Tuesday 29 November 2011

Welfare reform Act Clause 99 concern

To quote:
Subsections (2) and (3) of clause 99 amend section 12 of the Social Security Act  to enable the Secretary of State to make regulations setting out the cases or circumstances in which an appeal can be made only when the Secretary of State has considered whether to revise the decision.
The concern with this is that it grants DWP powers to decide which WCAs can be taken to appeal and which cannot - kind of poacher & gamekeeper combined and it is only ever the poor prey that suffers.  There is a partial debate on this link, but it seems Chris Grayling talked his way around the question, so the proposed amendment was withdrawn.


Every concern CG expresses is valid but their combined significance is dependent upon two assumptions he is making, but not declaring – I’m not even sure he realises himself.

Firstly, that everyone is on the fiddle and will exploit whatever loopholes exist.

Secondly, that the appeal rate will be high, so the cost could be high, but this is a reflection on the quality of the WCA.

He cannot see the straightjacket he has created for himself through the “model” he insists on sticking with.  He has positioned the WCA responsibility in a place where our democratic standards demand a formal appeals process through the judiciary system.  Position it somewhere and this need can be largely removed. 

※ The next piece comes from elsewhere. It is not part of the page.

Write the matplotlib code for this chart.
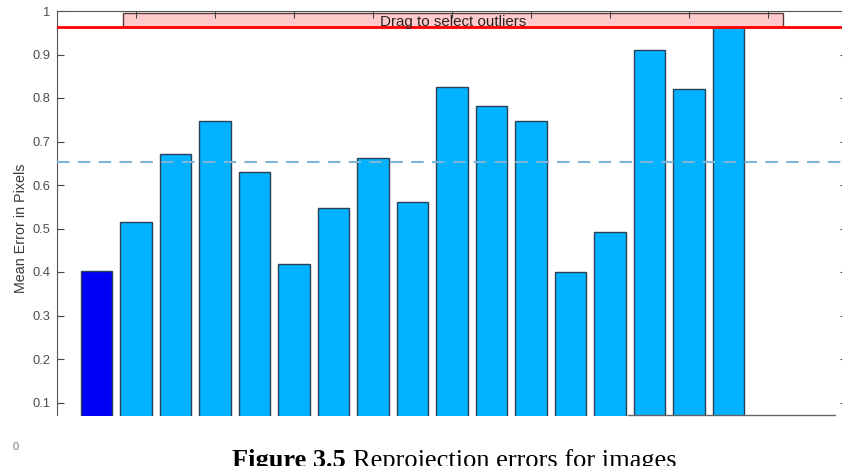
import matplotlib.pyplot as plt
from matplotlib.patches import Rectangle
from matplotlib.lines import Line2D
import numpy as np

plt.rcParams['font.family'] = ['Liberation Sans', 'DejaVu Sans']

# mean reprojection error per image
images = list(range(1, 18))
errors = [0.403, 0.514, 0.671, 0.746, 0.629, 0.418, 0.547, 0.662, 0.562,
          0.826, 0.782, 0.748, 0.401, 0.492, 0.910, 0.820, 0.963]
selected = [1]
threshold = 0.9635
yticks = [0, 0.1, 0.2, 0.3, 0.4, 0.5, 0.6, 0.7, 0.8, 0.9, 1]
ytick_labels = ['0', '0.1', '0.2', '0.3', '0.4', '0.5', '0.6', '0.7', '0.8', '0.9', '1']
xticks = [2, 4, 6, 8, 10, 12, 14, 16, 18]

W, H = 842, 466
fig = plt.figure(figsize=(W / 100, H / 100), dpi=100)
ax = fig.add_axes([57 / W, 20 / H, (847 - 57) / W, 435 / H])

colors = ['#0000f5' if i in selected else '#00b2ff' for i in images]
ax.bar(images, errors, width=0.8, color=colors, edgecolor='#2d3f55', linewidth=1.0, zorder=2)

mean_err = np.mean(errors)
ax.axhline(mean_err, color='#7db4da', linestyle=(0, (6, 4)), linewidth=1.5, zorder=3)

# outlier selection box
box = Rectangle((1.67, threshold), 16.71, 0.996 - threshold, facecolor='#ffcaca',
                edgecolor='#5a3a3a', linewidth=1.0, zorder=1)
ax.add_patch(box)
ax.text(1.67 + 16.71 / 2, threshold + 0.002, 'Drag to select outliers', ha='center',
        va='baseline', fontsize=10.9, color='#2a2222', zorder=5)
ax.axhline(threshold, color='#ff0000', linewidth=2.0, zorder=4)

ax.set_xlim(0, 20)
ax.set_ylim(0, 1)
ax.set_xticks(xticks)
ax.set_xticklabels([])
ax.set_yticks(yticks)
ax.set_yticklabels(ytick_labels)
ax.tick_params(direction='in', length=5, top=True, right=True, color='#444444',
               labelcolor='#4d4d4d', labelsize=9.3, pad=5)
for s in ax.spines.values():
    s.set_color('#555555')
ax.set_ylabel('Mean Error in Pixels', fontsize=10.3, color='#3a3a3a', labelpad=3)

# the page covers the bottom of the axes
fig.patches.append(Rectangle((25 / W, 0), 1, (H - 416) / H, transform=fig.transFigure,
                             facecolor='white', edgecolor='none', zorder=10))
fig.lines.append(Line2D([628 / W, 835 / W], [(H - 415) / H] * 2, transform=fig.transFigure,
                        color='#666666', linewidth=1.0, zorder=11))
fig.text(16 / W, (H - 447) / H, '0', fontsize=8, color='#777777', ha='center', va='center')

# caption
base_y = -1.5 / H
t1 = fig.text(232 / W, base_y, 'Figure 3.5', family='Liberation Serif', fontsize=19,
              fontweight='bold', ha='left', va='baseline', zorder=12)
renderer = fig.canvas.get_renderer()
bb = t1.get_window_extent(renderer)
fig.text((bb.x1 + 7) / W, base_y, 'Reprojection errors for images', family='Liberation Serif',
         fontsize=19, ha='left', va='baseline', zorder=12)

fig.savefig('out.png', dpi=100)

When my doctor tells me something, I do not generally argue or take his decision/advice to appeal.  I basically trust him and his judgement – I might just on odd occasions ask for a second opinion.  This is the framework on which WCAs should be arranged.

The worrying thing about clause 99 is that Grayling and DWP cannot be trusted not to exploit and abuse the powers it gives them.  They have already demonstrated this year that seemingly innocuous phrases in the WCA specification can be twisted into results with huge consequences and they will undoubtedly  do the same here.

To have a situation where DWP itself decides what goes to appeal and what doesn’t is untenable within a democracy and one step closer to totalitarianism.  The odd frivolous referral is the price you have to pay for maintaining civil liberty.

One of the oddities in Prof Harrington’s earliest work is that he took the Atos model for granted without any explanation as to why.  He produced something akin to a PID (project initiation document) where a project’s framework is normally described, but oddly it contained no comprehensive list of inclusions/exclusions or assumptions, which is normally de rigueur for such a document.

If this goes through, we will all be for a far tougher time – declared fit for work with a very limited right to appeal at best.

There is also an interesting question over responsibilities – if DWP says I am fit for work against my wishes and my GP’s advice and my health suffers badly, who is accountable?

PS:   I really do believe that forcing home the issue of accountabilities at a personal level is one of the best way of prompting a reconsideration – the fact that I personally could be in the firing line is a very sobering realisation.